University of California - Irvine
 United States

Professor Currie is Professor of Criminology, Law, and Society at the University of California, Irvine. He has also taught in the Legal Studies Program at the University of California, Berkeley, and in the Board of Studies in Sociology at the University of California, Santa Cruz.
Professor Currie is the author of many works on crime, juvenile delinquency, drug abuse and social policy, including Confronting Crime (1985), Dope and Trouble: Portraits of Delinquent Youth (1991), Reckoning: Drugs, the Cities, and the American Future (1993), and Crime and Punishment in America (1998), which was a finalist for the 1999 Pulitzer Prize in General Nonfiction. He is a coauthor of Whitewashing Race: the Myth of a Colorblind America (2003), a finalist for the C. Wright Mills award of the Society for the Study of Social Problems in 2004 and winner of the 2004 Book Award from the Benjamin L. Hooks Institute for Social Change. His book The Road to Whatever: Middle Class Culture and the Crisis of Adolescence, a study of troubled middle-class youth in America, appeared in 2005. His newest book, The Roots of Danger: Violent Crime in Global Perspective, was published by Prentice-Hall in 2008.

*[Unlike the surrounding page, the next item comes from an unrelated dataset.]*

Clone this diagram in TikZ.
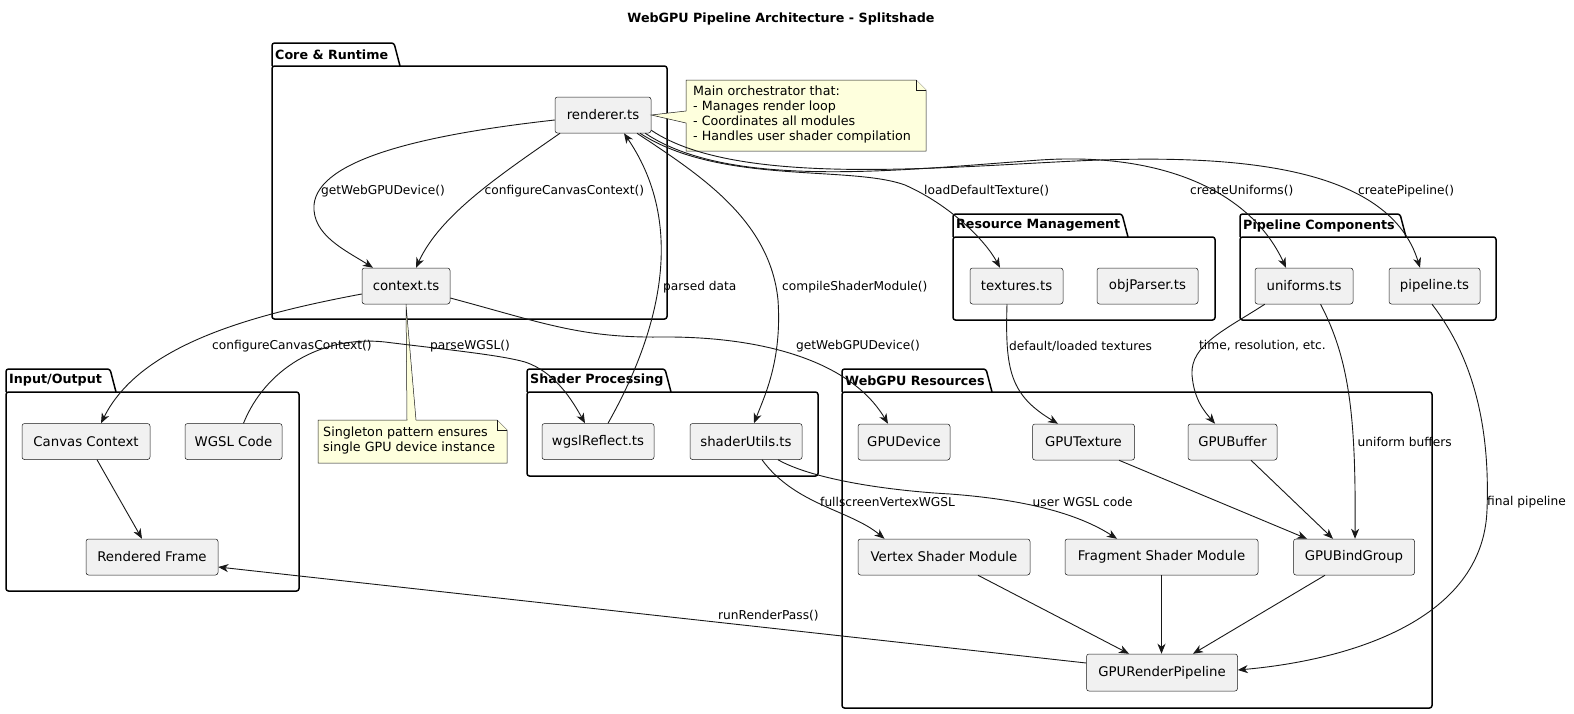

He has been a consultant to many organizations concerned with crime prevention, social policy, and the enhancement of juvenile and criminal justice, both in the United States and overseas, including the National Council on Crime and Delinquency, the National Advisory Council on Economic Opportunity, the California Governor's Task Force on Civil Rights, and the Home Office of Great Britain.